NOTE : Refer to this note for the theoretical details.

 

Parameters

Followings are short descriptions on each parameters
  • Activation Function: Selects the transfer function used in all neurons (hidden and output layers). Sigmoid and Tanh work well for XOR training. Step function cannot be trained with backpropagation (derivative is zero).
  • Gate Preset: Selects a logic gate problem to solve. XOR is the default to showcase the MLP's ability to solve non-linearly separable problems. Other gates (AND, OR, NAND, NOR) are also available.
  • Network Weights: All 6 weights in the network can be manually adjusted using sliders:
    • Hidden Layer 1: w11 (input1→hidden1), w21 (input2→hidden1)
    • Hidden Layer 2: w12 (input1→hidden2), w22 (input2→hidden2)
    • Output Layer: wh1 (hidden1→output), wh2 (hidden2→output)
    Weights are initialized in the range [-2.0, 2.0] to help break symmetry and avoid flat regions during training.
  • Input x1, x2: Binary input values (0 or 1) controlled by checkboxes. These represent the two inputs to the network.
  • Learning Rate: Controls the step size for weight updates during backpropagation. Higher values learn faster but may overshoot or oscillate. Lower values are more stable but slower. Default is 0.5. Can be adjusted during training.
  • Momentum: Controls the momentum factor (0 to 0.99) used in momentum-based gradient descent. Higher values (closer to 0.99) maintain more velocity, helping the network escape local minima and flat regions. Lower values (closer to 0) behave more like standard gradient descent. Default is 0.9. Can be adjusted during training. Momentum adds "velocity" to weight updates, allowing the network to continue moving in a direction even when gradients are small.

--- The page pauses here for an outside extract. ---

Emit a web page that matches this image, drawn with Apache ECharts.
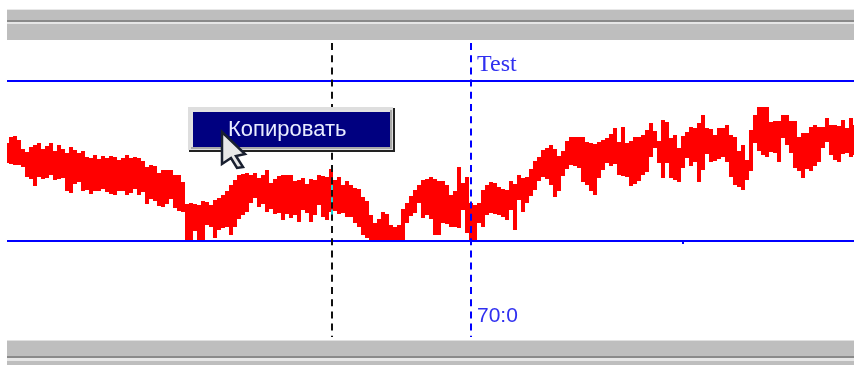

This is especially important for solving XOR with a minimal 2-2-1 architecture.
  • Train Update Speed (sec): Controls the delay between training steps. Smaller values update more frequently (faster visualization). Default is 0.1 seconds.

Buttons

Followings are short descriptions on each Button
  • Reset: Stops training (if running) and randomizes all weights and biases to new random values in the range [-2.0, 2.0]. Also resets inputs to [0, 0] and clears velocity (momentum) history.
  • Randomize: Stops training (if running) and assigns random values to all weights and biases (range [-2.0, 2.0]), randomizes inputs to random binary values, and resets velocity history. Useful for trying different starting points when training gets stuck.
  • Train: Starts backpropagation training with momentum using the selected gate's truth table. The network cycles through all input combinations one at a time, updating weights after each example using momentum-based gradient descent. The iteration counter shows the number of training steps completed. Training stops automatically when all decisions are correct (all 4 input combinations produce correct outputs), or can be stopped manually by clicking the button again.
  • Test: Stops training (if running) and tests all possible input combinations ([0,0], [0,1], [1,0], [1,1]) with the current weights. Visually cycles through each combination with a delay. Shows a "Test PASS" popup if all combinations result in correct decisions (Decision = 1), or "Test FAIL" otherwise.

Tips on Implementation

At the initial trial, training for XOR often got stuck in the middle without making any further progress. The network would reach an error around 0.4-0.5 after hundreds or thousands of iterations and then plateau, unable to converge to a solution. And the next step was to find why we have such a proglem and how to resolve the issues. Followings are what we have learned and how the problem was fixed.

  • XOR Problem Difficulty: The XOR problem is non-linearly separable and requires a hidden layer. A 2-2-1 architecture (2 hidden neurons) is the theoretical minimum to solve XOR, but it's notoriously difficult for standard gradient descent due to flat regions in the error surface where gradients become tiny.
  • Momentum is Essential: Without momentum, the network often gets stuck at error values around 0.4-0.5 after many iterations. Momentum (0.9) helps the network maintain velocity through flat regions and escape local minima, making convergence much more reliable.
  • Wider Initialization Range: Initializing weights in the range [-2.0, 2.0] instead of [-0.5, 0.5] helps break symmetry and places neurons in more active regions of the sigmoid curve. This prevents neurons from starting in saturated regions where gradients vanish.
  • Online vs Batch Learning: The current implementation uses online/stochastic learning (one example at a time). This can be less stable than batch learning (process all examples before updating), but it provides better visual feedback during training.
  • Learning Rate Sensitivity: The default learning rate of 0.5 works well with momentum. Without momentum, lower rates (0.1-0.2) are often needed, but training becomes slower. With momentum, higher rates are more stable.
  • Activation Function Choice: Sigmoid and Tanh work well for XOR. Step function cannot be used for training (derivative is zero), but the output is thresholded at 0.5 for binary classification anyway.
  • Velocity Reset: Velocities (momentum history) are reset when starting new training or randomizing weights. This prevents momentum from carrying over inappropriate velocity from previous training sessions.
  • Convergence Indicators: Watch for the error dropping below 0.1 and all decisions becoming correct (Decision = 1 for all 4 input combinations). If training stalls, try randomizing weights to start from a different point in the weight space.

NOTE : Even with the application of momentum and wider initialization, the training for XOR would not always be successful due to the challenging nature of the problem. The 2-2-1 architecture represents the theoretical minimum to solve XOR, which means the error surface has many flat regions, saddle points, and local minima. Some initial weight configurations may still lead to convergence failure, especially if the network starts in an unfavorable region of the weight space. However, these improvements (momentum and wider initialization) significantly increase the success rate compared to standard gradient descent without momentum. If training fails to converge after many iterations, try clicking "Randomize" to restart with different initial weights, as different starting points can lead to different convergence outcomes. The combination of momentum and wider initialization makes the network much more likely to find a solution, but due to the inherent difficulty of the minimal architecture, 100% success rate cannot be guaranteed.